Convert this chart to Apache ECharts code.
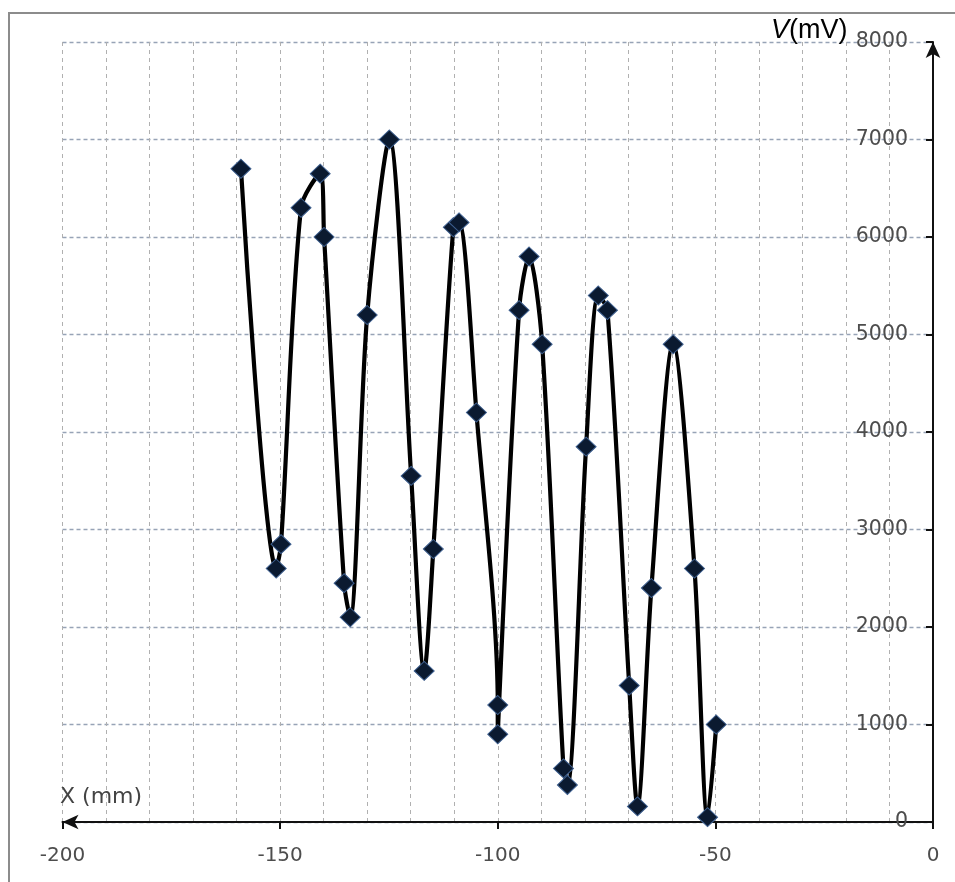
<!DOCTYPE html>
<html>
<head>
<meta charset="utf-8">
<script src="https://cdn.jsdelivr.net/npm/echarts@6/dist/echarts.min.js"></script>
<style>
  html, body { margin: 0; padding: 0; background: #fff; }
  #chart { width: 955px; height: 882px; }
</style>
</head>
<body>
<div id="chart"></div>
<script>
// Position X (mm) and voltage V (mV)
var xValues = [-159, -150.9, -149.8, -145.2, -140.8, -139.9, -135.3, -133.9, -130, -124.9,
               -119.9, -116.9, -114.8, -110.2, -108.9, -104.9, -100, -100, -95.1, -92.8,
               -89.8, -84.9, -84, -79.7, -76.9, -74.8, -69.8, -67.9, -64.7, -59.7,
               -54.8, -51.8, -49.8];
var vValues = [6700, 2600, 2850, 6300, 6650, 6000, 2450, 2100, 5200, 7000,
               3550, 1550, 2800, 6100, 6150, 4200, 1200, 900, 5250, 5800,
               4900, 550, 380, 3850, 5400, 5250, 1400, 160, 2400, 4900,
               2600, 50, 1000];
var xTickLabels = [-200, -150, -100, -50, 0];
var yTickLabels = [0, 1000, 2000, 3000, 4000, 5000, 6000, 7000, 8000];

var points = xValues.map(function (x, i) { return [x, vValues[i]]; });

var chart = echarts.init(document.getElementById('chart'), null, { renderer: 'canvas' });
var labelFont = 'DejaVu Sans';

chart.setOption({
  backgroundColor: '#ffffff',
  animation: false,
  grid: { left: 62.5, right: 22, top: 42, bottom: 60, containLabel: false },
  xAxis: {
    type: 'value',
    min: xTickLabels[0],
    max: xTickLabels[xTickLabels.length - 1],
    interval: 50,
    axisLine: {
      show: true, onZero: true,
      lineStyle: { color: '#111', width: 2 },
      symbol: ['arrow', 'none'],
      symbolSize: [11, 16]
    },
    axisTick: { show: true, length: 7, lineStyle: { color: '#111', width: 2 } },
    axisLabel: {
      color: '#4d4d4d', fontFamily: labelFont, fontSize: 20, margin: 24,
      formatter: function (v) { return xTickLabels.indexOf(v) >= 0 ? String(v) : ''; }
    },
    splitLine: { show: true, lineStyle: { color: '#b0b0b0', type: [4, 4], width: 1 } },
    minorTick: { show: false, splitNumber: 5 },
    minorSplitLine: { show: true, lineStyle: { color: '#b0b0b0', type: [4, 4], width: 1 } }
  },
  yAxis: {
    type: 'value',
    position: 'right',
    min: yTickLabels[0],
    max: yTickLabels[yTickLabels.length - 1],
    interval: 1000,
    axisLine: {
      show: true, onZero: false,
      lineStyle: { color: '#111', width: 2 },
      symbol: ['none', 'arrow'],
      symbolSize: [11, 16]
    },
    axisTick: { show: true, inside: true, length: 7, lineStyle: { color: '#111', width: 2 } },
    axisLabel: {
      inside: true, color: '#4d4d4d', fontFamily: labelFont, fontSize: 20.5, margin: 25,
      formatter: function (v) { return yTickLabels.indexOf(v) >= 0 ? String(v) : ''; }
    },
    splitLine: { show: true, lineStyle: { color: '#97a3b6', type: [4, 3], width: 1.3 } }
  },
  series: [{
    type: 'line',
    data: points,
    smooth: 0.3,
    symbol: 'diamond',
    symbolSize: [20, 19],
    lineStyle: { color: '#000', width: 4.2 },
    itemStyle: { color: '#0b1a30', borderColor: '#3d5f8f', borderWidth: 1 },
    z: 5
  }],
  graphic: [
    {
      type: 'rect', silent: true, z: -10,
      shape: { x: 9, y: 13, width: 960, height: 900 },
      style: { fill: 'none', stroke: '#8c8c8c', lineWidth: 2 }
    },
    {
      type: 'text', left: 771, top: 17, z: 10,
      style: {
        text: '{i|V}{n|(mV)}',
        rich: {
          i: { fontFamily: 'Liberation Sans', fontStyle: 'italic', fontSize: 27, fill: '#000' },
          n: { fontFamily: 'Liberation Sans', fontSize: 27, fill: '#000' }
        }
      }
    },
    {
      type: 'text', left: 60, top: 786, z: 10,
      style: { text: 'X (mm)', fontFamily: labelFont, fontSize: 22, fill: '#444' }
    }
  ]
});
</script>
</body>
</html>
────────────────────────────────────────
PROBLEM TO SOLVE: Keep the pictures out of the copy and write out the data exactly as it stands.

ANSWER:
Convert this chart to Apache ECharts code.
<!DOCTYPE html>
<html>
<head>
<meta charset="utf-8">
<script src="https://cdn.jsdelivr.net/npm/echarts@6/dist/echarts.min.js"></script>
<style>
  html, body { margin: 0; padding: 0; background: #fff; }
  #chart { width: 955px; height: 882px; }
</style>
</head>
<body>
<div id="chart"></div>
<script>
// Position X (mm) and voltage V (mV)
var xValues = [-159, -150.9, -149.8, -145.2, -140.8, -139.9, -135.3, -133.9, -130, -124.9,
               -119.9, -116.9, -114.8, -110.2, -108.9, -104.9, -100, -100, -95.1, -92.8,
               -89.8, -84.9, -84, -79.7, -76.9, -74.8, -69.8, -67.9, -64.7, -59.7,
               -54.8, -51.8, -49.8];
var vValues = [6700, 2600, 2850, 6300, 6650, 6000, 2450, 2100, 5200, 7000,
               3550, 1550, 2800, 6100, 6150, 4200, 1200, 900, 5250, 5800,
               4900, 550, 380, 3850, 5400, 5250, 1400, 160, 2400, 4900,
               2600, 50, 1000];
var xTickLabels = [-200, -150, -100, -50, 0];
var yTickLabels = [0, 1000, 2000, 3000, 4000, 5000, 6000, 7000, 8000];

var points = xValues.map(function (x, i) { return [x, vValues[i]]; });

var chart = echarts.init(document.getElementById('chart'), null, { renderer: 'canvas' });
var labelFont = 'DejaVu Sans';

chart.setOption({
  backgroundColor: '#ffffff',
  animation: false,
  grid: { left: 62.5, right: 22, top: 42, bottom: 60, containLabel: false },
  xAxis: {
    type: 'value',
    min: xTickLabels[0],
    max: xTickLabels[xTickLabels.length - 1],
    interval: 50,
    axisLine: {
      show: true, onZero: true,
      lineStyle: { color: '#111', width: 2 },
      symbol: ['arrow', 'none'],
      symbolSize: [11, 16]
    },
    axisTick: { show: true, length: 7, lineStyle: { color: '#111', width: 2 } },
    axisLabel: {
      color: '#4d4d4d', fontFamily: labelFont, fontSize: 20, margin: 24,
      formatter: function (v) { return xTickLabels.indexOf(v) >= 0 ? String(v) : ''; }
    },
    splitLine: { show: true, lineStyle: { color: '#b0b0b0', type: [4, 4], width: 1 } },
    minorTick: { show: false, splitNumber: 5 },
    minorSplitLine: { show: true, lineStyle: { color: '#b0b0b0', type: [4, 4], width: 1 } }
  },
  yAxis: {
    type: 'value',
    position: 'right',
    min: yTickLabels[0],
    max: yTickLabels[yTickLabels.length - 1],
    interval: 1000,
    axisLine: {
      show: true, onZero: false,
      lineStyle: { color: '#111', width: 2 },
      symbol: ['none', 'arrow'],
      symbolSize: [11, 16]
    },
    axisTick: { show: true, inside: true, length: 7, lineStyle: { color: '#111', width: 2 } },
    axisLabel: {
      inside: true, color: '#4d4d4d', fontFamily: labelFont, fontSize: 20.5, margin: 25,
      formatter: function (v) { return yTickLabels.indexOf(v) >= 0 ? String(v) : ''; }
    },
    splitLine: { show: true, lineStyle: { color: '#97a3b6', type: [4, 3], width: 1.3 } }
  },
  series: [{
    type: 'line',
    data: points,
    smooth: 0.3,
    symbol: 'diamond',
    symbolSize: [20, 19],
    lineStyle: { color: '#000', width: 4.2 },
    itemStyle: { color: '#0b1a30', borderColor: '#3d5f8f', borderWidth: 1 },
    z: 5
  }],
  graphic: [
    {
      type: 'rect', silent: true, z: -10,
      shape: { x: 9, y: 13, width: 960, height: 900 },
      style: { fill: 'none', stroke: '#8c8c8c', lineWidth: 2 }
    },
    {
      type: 'text', left: 771, top: 17, z: 10,
      style: {
        text: '{i|V}{n|(mV)}',
        rich: {
          i: { fontFamily: 'Liberation Sans', fontStyle: 'italic', fontSize: 27, fill: '#000' },
          n: { fontFamily: 'Liberation Sans', fontSize: 27, fill: '#000' }
        }
      }
    },
    {
      type: 'text', left: 60, top: 786, z: 10,
      style: { text: 'X (mm)', fontFamily: labelFont, fontSize: 22, fill: '#444' }
    }
  ]
});
</script>
</body>
</html>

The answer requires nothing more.